Note how the pattern of the floor covering appears as flat as the pattern in the wallpaper, even though the floor would be sloping away from us in perspective. The all-over wallpaper pattern and the narrow, scroll-like format of the composition reflect Bonnard’s interest in Japanese art.
As in many of Bonnard’s paintings of nudes, the figure is turned away from the viewer, pensive, pre-occupied. Interesting details at the edge of the composition are typical of his work, and here the mirror image of the model catches our eye at the top right.
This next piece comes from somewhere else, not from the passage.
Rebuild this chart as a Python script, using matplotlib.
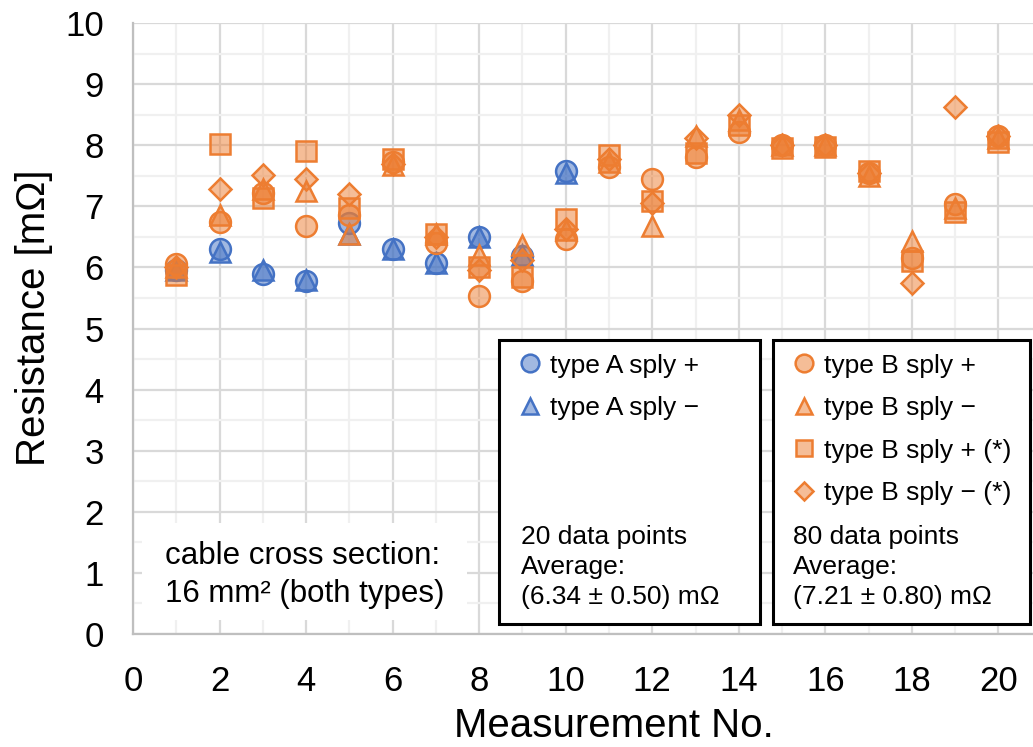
import matplotlib
matplotlib.use("Agg")
import matplotlib.pyplot as plt
from matplotlib.patches import Rectangle
from matplotlib.ticker import MultipleLocator

plt.rcParams['font.family'] = ['Liberation Sans', 'DejaVu Sans']

measurement = list(range(1, 21))
a_plus = [5.95, 6.3, 5.9, 5.77, 6.72, 6.3, 6.07, 6.5, 6.18, 7.58,
          None, None, None, None, None, None, None, None, None, None]
a_minus = [5.95, 6.25, 5.95, 5.8, 6.55, 6.3, 6.07, 6.5, 6.2, 7.55,
           None, None, None, None, None, None, None, None, None, None]
b_plus = [6.05, 6.75, 7.22, 6.67, 6.85, 7.72, 6.4, 5.53, 5.77, 6.46,
          7.65, 7.44, 7.8, 8.22, 8.0, 8.0, 7.55, 6.15, 7.03, 8.15]
b_minus = [6.0, 6.85, 7.28, 7.25, 6.55, 7.68, 6.55, 6.2, 6.37, 6.62,
           7.72, 6.68, 8.15, 8.42, 8.0, 8.0, 7.5, 6.43, 6.98, 8.12]
b_plus_star = [5.88, 8.02, 7.13, 7.9, 6.98, 7.77, 6.55, 6.0, 5.85, 6.8,
               7.84, 7.08, 7.87, 8.33, 7.95, 7.97, 7.58, 6.1, 6.9, 8.05]
b_minus_star = [6.0, 7.28, 7.52, 7.45, 7.2, 7.7, 6.5, 5.95, 6.12, 6.63,
                7.78, 7.05, 8.12, 8.5, 8.0, 8.0, 7.55, 5.75, 8.63, 8.15]

labels_a = ["type A sply +", "type A sply \u2212"]
labels_b = ["type B sply +", "type B sply \u2212", "type B sply + (*)", "type B sply \u2212 (*)"]
stats_a = "20 data points\nAverage:\n(6.34 \u00b1 0.50) m\u03a9"
stats_b = "80 data points\nAverage:\n(7.21 \u00b1 0.80) m\u03a9"
note = "cable cross section:\n16 mm\u00b2 (both types)"

BLUE = "#4472C4"
ORANGE = "#ED7D31"

W, H = 1033, 747
fig = plt.figure(figsize=(W / 100, H / 100), dpi=100)
ax = fig.add_axes([133 / W, (H - 634) / H, (W - 133) / W, (634 - 23) / H])

def face(c, a=0.5):
    return matplotlib.colors.to_rgba(c, a)

def series(y):
    xs = [m for m, v in zip(measurement, y) if v is not None]
    ys = [v for v in y if v is not None]
    return xs, ys

specs = [
    (a_plus, BLUE, 'o', 15, labels_a[0]),
    (a_minus, BLUE, '^', 14, labels_a[1]),
    (b_plus, ORANGE, 'o', 15, labels_b[0]),
    (b_minus, ORANGE, '^', 14, labels_b[1]),
    (b_plus_star, ORANGE, 's', 14, labels_b[2]),
    (b_minus_star, ORANGE, 'D', 11, labels_b[3]),
]
handles = []
for y, c, m, ms, lab in specs:
    xs, ys = series(y)
    h, = ax.plot(xs, ys, linestyle='none', marker=m, markersize=ms,
                 markerfacecolor=face(c), markeredgecolor=c, markeredgewidth=1.8,
                 label=lab, zorder=3)
    handles.append(h)

ax.set_xlim(0, 20.8)
ax.set_ylim(0, 10)
ax.xaxis.set_major_locator(MultipleLocator(2))
ax.xaxis.set_minor_locator(MultipleLocator(1))
ax.yaxis.set_major_locator(MultipleLocator(1))
ax.yaxis.set_minor_locator(MultipleLocator(0.5))
ax.grid(which='major', color='#d9d9d9', linewidth=1.6, zorder=0)
ax.grid(which='minor', color='#f0f0f0', linewidth=1.6, zorder=0)
ax.set_axisbelow(True)
ax.tick_params(which='both', length=0, labelsize=25, colors='#000000')
ax.tick_params(axis='y', pad=21)
ax.tick_params(axis='x', pad=22)
for s in ['top', 'right']:
    ax.spines[s].set_visible(False)
for s in ['left', 'bottom']:
    ax.spines[s].set_color('#bfbfbf')
    ax.spines[s].set_linewidth(1.6)
ax.set_xlabel("Measurement No.", fontsize=29)
ax.set_ylabel("Resistance [m\u03a9]", fontsize=29)
ax.xaxis.set_label_coords(0.534, -0.12)
ax.yaxis.set_label_coords(-0.089, 0.517)

# white note box
fig.patches.append(Rectangle((142 / W, (H - 620) / H), (467 - 142) / W, (620 - 523) / H,
                             transform=fig.transFigure, facecolor='white', edgecolor='none', zorder=2))
fig.text(165 / W, (H - 575) / H, note, fontsize=22.5, ha='left', va='center', linespacing=1.32, zorder=3)

# legend boxes
for x0, x1 in [(499, 760), (773, 1030)]:
    fig.patches.append(Rectangle((x0 / W, (H - 624) / H), (x1 - x0) / W, (624 - 340) / H,
                                 transform=fig.transFigure, facecolor='white',
                                 edgecolor='black', linewidth=2.2, zorder=4))

leg_kw = dict(loc='upper left', frameon=False, fontsize=19, handlelength=0.9,
              handletextpad=0.3, labelspacing=0.7, markerscale=0.85, borderaxespad=0)
leg_a = fig.legend(handles[:2], labels_a, bbox_to_anchor=(508 / W, (H - 343) / H), **leg_kw)
leg_b = fig.legend(handles[2:], labels_b, bbox_to_anchor=(782 / W, (H - 343) / H), **leg_kw)
leg_a.set_zorder(5)
leg_b.set_zorder(5)

fig.text(521 / W, (H - 567) / H, stats_a, fontsize=19, ha='left', va='center', linespacing=1.33, zorder=6)
fig.text(793 / W, (H - 567) / H, stats_b, fontsize=19, ha='left', va='center', linespacing=1.33, zorder=6)

fig.savefig("out.png", dpi=100)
Like a picture within a picture, a mirror introduces a new perspective into a painting. Bonnard, more interested in ambiguity and suggestion than accuracy, plays around with the mirror image:
- the reflection in the mirror is too far to the right to be a reflection of the real woman standing in the room;
- the angle of the reflected body is not a mirror image of the angle at which the real woman is standing;
- while the real woman is clutching a piece of cloth or a nightshirt below her breast, the woman in the mirror is holding the cloth or shirt to her throat;
- the woman in the room has her left leg stretched slightly forward, while it is the reflected right leg that is in front.
In 1935 Bonnard wrote in a letter to Matisse: ‘I agree with you that the painter’s only solid ground is the palette and colours, but as soon as the colours achieve an illusion, they are no longer judged, and the stupidities begin’ — stupidities, such as worrying about the correctness of a reflection?